La différence, c'est qu'Interstellar a tâché d'être le plus scientifique possible. Kip Thorne est d'ailleurs le rédacteur originel du scénario. "Ensuite, Christopher et Jonathan Nolan sont entrés dans le projet et l'histoire a beaucoup changé", raconte-t-il à Sciences et Vie. "Mais ils ont gardé mon exigence de départ : rien dans le film ne doit violer les lois de la physique".

Kip Thorne a notamment utilisé son expérience pour simuler l'apparence visuelle d'un trou noir entouré d'un disque d'accrétion de matière en rotation rapide. Thorne a eu la possibilité de développer une simulation numérique avec un degré de précision très avancé, menant même selon le magazine américain Wired à des découvertes scientifiques.

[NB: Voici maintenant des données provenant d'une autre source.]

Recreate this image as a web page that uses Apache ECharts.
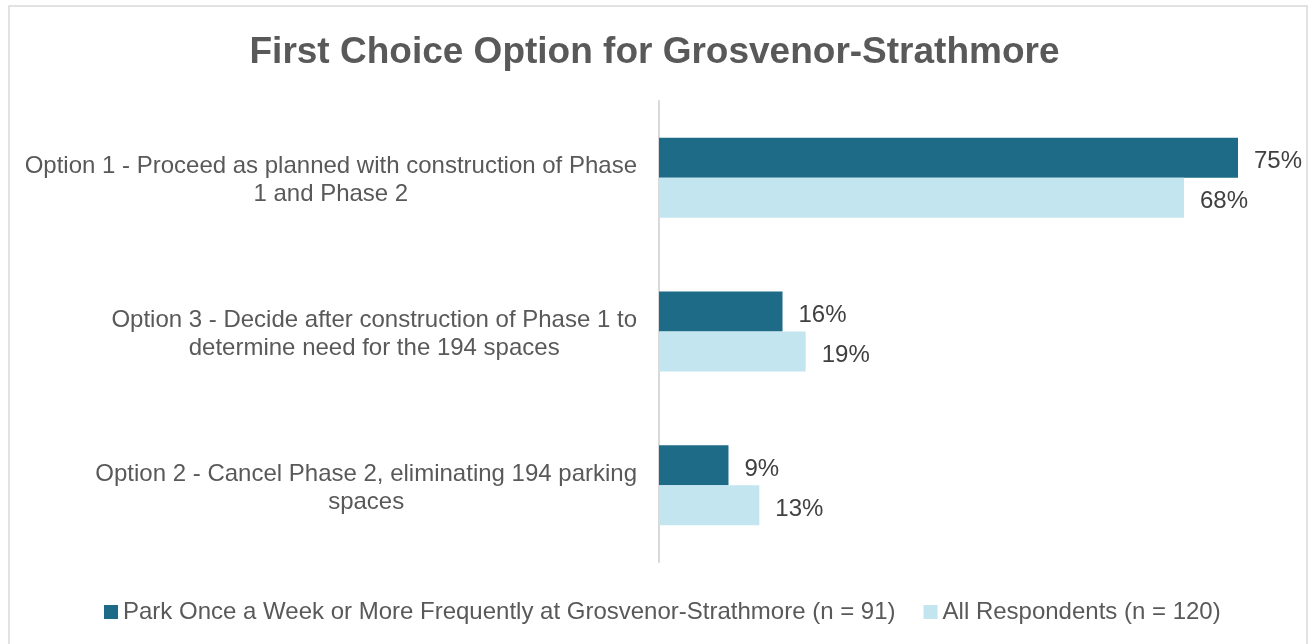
<!DOCTYPE html>
<html lang="en">
<head>
    <meta charset="UTF-8">
    <title>First Choice Option for Grosvenor-Strathmore</title>
    <script src="https://cdn.jsdelivr.net/npm/echarts@6/dist/echarts.min.js"></script>
    <style>
        html, body { margin: 0; padding: 0; background: #fff; }
        #chart { width: 1309px; height: 644px; }
    </style>
</head>
<body>
    <div id="chart"></div>
    <script>
        var categories = [
            'Option 1 - Proceed as planned with construction of Phase\n1 and Phase 2',
            'Option 3 - Decide after construction of Phase 1 to\ndetermine need for the 194 spaces',
            'Option 2 - Cancel Phase 2, eliminating 194 parking\nspaces'
        ];
        var frequentParkers = [75, 16, 9];
        var allRespondents = [68, 19, 13];
        var seriesNames = [
            'Park Once a Week or More Frequently at Grosvenor-Strathmore (n = 91)',
            'All Respondents (n = 120)'
        ];

        var font = '"Liberation Sans", Arial, sans-serif';
        var chart = echarts.init(document.getElementById('chart'));

        function barLabel() {
            return {
                show: true,
                position: 'right',
                distance: 16,
                offset: [0, 4],
                formatter: '{c}%',
                fontSize: 24,
                color: '#404040',
                fontFamily: font
            };
        }

        chart.setOption({
            animation: false,
            textStyle: { fontFamily: font },
            title: {
                text: 'First Choice Option for Grosvenor-Strathmore',
                left: 'center',
                top: 29,
                textStyle: { fontSize: 37, fontWeight: 'bold', color: '#595959', fontFamily: font }
            },
            graphic: [{
                type: 'rect',
                shape: { x: 9, y: 6, width: 1298, height: 660 },
                style: { fill: 'none', stroke: '#d9d9d9', lineWidth: 1.5 },
                silent: true
            }],
            legend: {
                bottom: 15,
                left: 99,
                itemWidth: 14,
                itemHeight: 14,
                itemGap: 28,
                icon: 'rect',
                textStyle: { fontSize: 24, color: '#595959', fontFamily: font },
                data: seriesNames
            },
            grid: {
                left: 659,
                right: 71,
                top: 101,
                bottom: 82,
                containLabel: false
            },
            xAxis: {
                type: 'value',
                min: 0,
                max: 75,
                show: false
            },
            yAxis: {
                type: 'category',
                inverse: true,
                data: categories,
                axisLine: { show: true, lineStyle: { color: '#d9d9d9', width: 2 } },
                axisTick: { show: false },
                axisLabel: {
                    margin: 22,
                    align: 'right',
                    fontSize: 24,
                    color: '#595959',
                    lineHeight: 28,
                    padding: [6, 0, 0, 0],
                    formatter: function (v) {
                        return v.split('\n').map(function (s) { return '{c|' + s + '}'; }).join('\n');
                    },
                    rich: {
                        c: { align: 'center', fontSize: 24, color: '#595959', lineHeight: 28, fontFamily: font }
                    }
                }
            },
            series: [{
                name: seriesNames[0],
                type: 'bar',
                data: frequentParkers,
                barWidth: 40,
                barGap: '0%',
                itemStyle: { color: '#1d6b86' },
                label: barLabel()
            }, {
                name: seriesNames[1],
                type: 'bar',
                data: allRespondents,
                barWidth: 40,
                barGap: '0%',
                itemStyle: { color: '#c2e5f0' },
                label: barLabel()
            }]
        });
    </script>
</body>
</html>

Reste que « ces images ne sont qu'à demi-réalistes », explique à Europe 1 Jean-Pierre Luminet, physicien spécialiste également des trous noirs et pionnier de la simulation de leur visualisation, En fait, Thorne précise qu'il a volontairement « simplifié » sa représentation pour ne pas désorienter le spectateur qui n'aurait pas compris le résultat visuel.

Si la représentation visuelle du trou noir du film est crédible, qu'en est-il de l'idée de voyager à travers ? Déjà, « il existe des millions de trous noirs dans notre galaxie mais ils sont à plusieurs milliers d'années-lumière de notre Terre. Impossible de s'y rendre pour l'instant », tempère Jean-Pierre Luminet.

Rappelons qu'avec les techniques de propulsion actuelle il faut presque une décennie pour quitter le système solaire et près de 100.000 ans pour atteindre l'étoile la plus proche. Ainsi la sonde spatiale New Horizons lancée à très grande vitesse vers Pluton, dernière planète du système solaire (rétrogradée depuis au statut de planète naine) a croisé l'orbite de Neptune au bout de 8 ans. Il lui faudrait donc plus de 80.000 ans pour franchir la distance la séparant de Proxima Centauri.

Et même si un vaisseau parvenait à atteindre un trou noir situé à cette distance (car un tel objet à proximité de notre système solaire risquerait d'engloutir la Terre), il serait rapidement déchiqueté. « Un trou noir ordinaire a une force gravitationnelle si puissante qu'un vaisseau qui tenterait, ne serait-ce que de s'en approcher serait étiré, un peu comme un spaghetti, et donc, déchiqueté », assure Jean-Pierre Luminet.

Si, admettons, on parvenait à « entrer » dans le trou noir et qu'il comprenait vraiment un trou de ver – ce qui n'est qu'une hypothèse – , le plus dur ne ferait que commencer.

Il existe en effet plusieurs hypothèses différentes de trou de ver :

- le trou de ver de Schwarzschild est infranchissable, car il est instable et se referme sur lui-même en l’espace de 10-43 seconde... Même la lumière n'aurait pas le temps de le franchir. Et si on essaye de l’agrandir, il s'autodétruit…

- le trou de ver de Reissner-Nordstrøm ou Kerr-Newman, franchissable mais dans un seul sens, pouvant contenir un trou de ver de Schwarzschild. Le problème de ce trou de ver, c'est qu'il est aussi instable, et qu'en admettant qu'il ne s'effondre pas, les astronautes tentant de le franchir seraient grillés par les radiations, écrivait Thorne en 1987

- le trou de ver de Lorentz à masse négative, franchissable dans les deux sens. Mais la quantité d'énergie exotique qui serait nécessaire pour maintenir ce trou de ver ouvert est hors de portée de notre civilisation, rappelle le site Smithsonianmag. Là encore, la gravité finirait par déchiqueter tout objet ou humain s'y aventurant.

Même Kip Thorne, finalement, pense que l’hypothèse d'un tel voyage est peu crédible. « Si les trous de ver peuvent exister, je doute que ça doit le cas dans notre univers astrophysique », écrit-il dans son livre The Science of Interstellar.